Technically Rambo III took an Aérospatiale Puma helicopter already mocked up like a Soviet Hind. It added the M134-style minigun and puffed acetylene flame bursts to look like the Soviet YakB. The whole effect was borrowed from 1984 Red Dawn, which had introduced the same Puma with an Afanasev A-12.7, if you really want to go back to how long ago a low-fi look and sound of the minigun was being popularized.

The Soviet gunship and minigun was a major fascination, not obscure, such that in 1988 Operation Mount Hope III deployed Chinooks hundreds of miles into Chad at night to recover a crashed Libyan Mi-24, with the blessing of Habre, one of Ronald Reagan’s best friends who was later convicted of war crimes (2016, Extraordinary African Chambers in Dakar, crimes against humanity, torture, sentenced to life).

But I digress. The output from the model today was a narrow corpus guess, not the actual prompt content being assessed.
The model cannot report what the object is. Ok. Fine, that proves these models are deeply flawed. But note how it has no internal boundary between recognizing something and then generating output for what it believes to be a plausible name, and no representation of the difference.
This is what the Palantir CEO means when he says his view of the world is binary, either you are a friend or an enemy, and his company runs models without any reliable representation of the difference.

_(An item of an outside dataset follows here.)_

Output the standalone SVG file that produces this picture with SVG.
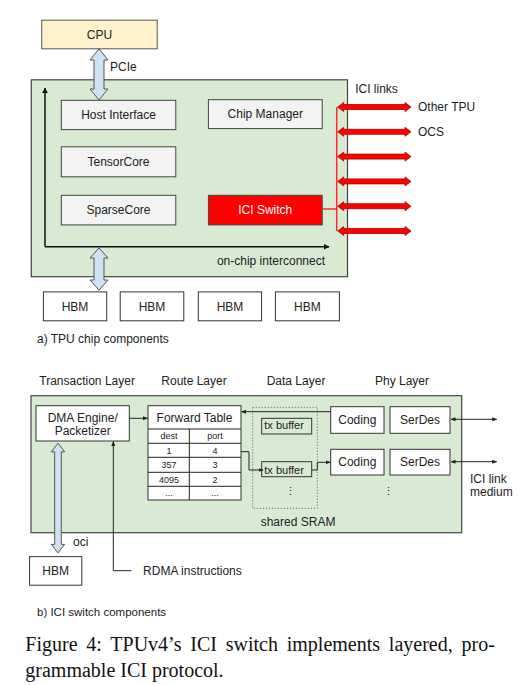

When the model does not know, that state does not appear in the output as uncertainty or low probability. If you doubt Palantir you are probably right. Its binary, broken classifier, is probably still running extra judicial assassination of innocent civilians, for profit.
The model returns the nearest typical label at the confidence it would attach to a correct one, and instruction tuning has shaped it to assert that label rather than withhold it (Sharma et al. 2023; pathological truth bias in VLMs, Thube 2025).
Every reliable fact was ignored by the model in this test. The fire rate, for example, is simple arithmetic on the waveform. The model never initiated such basic work because nothing in its objective pointed it towards checking its lazy and wrong assumptions. It isn’t ever taking steps to falsify its own answer. I’ve been presenting reports like this for over a decade now, and things aren’t getting better.
The correct response to the first question was that the object could not be recognized without work, and that the file should be examined. The model cannot produce that response, because it has no way to represent not knowing, and a system that cannot represent not knowing will answer an obvious video of a distinctively firing minigun with nonsense about nonsense.
If Palantir kills the wrong people, it still gets paid. In fact, killing the wrong people at scale generates the kind of resistance to Palantir operators that Palantir would say justifies killing more people. Think about it. Because the models won’t.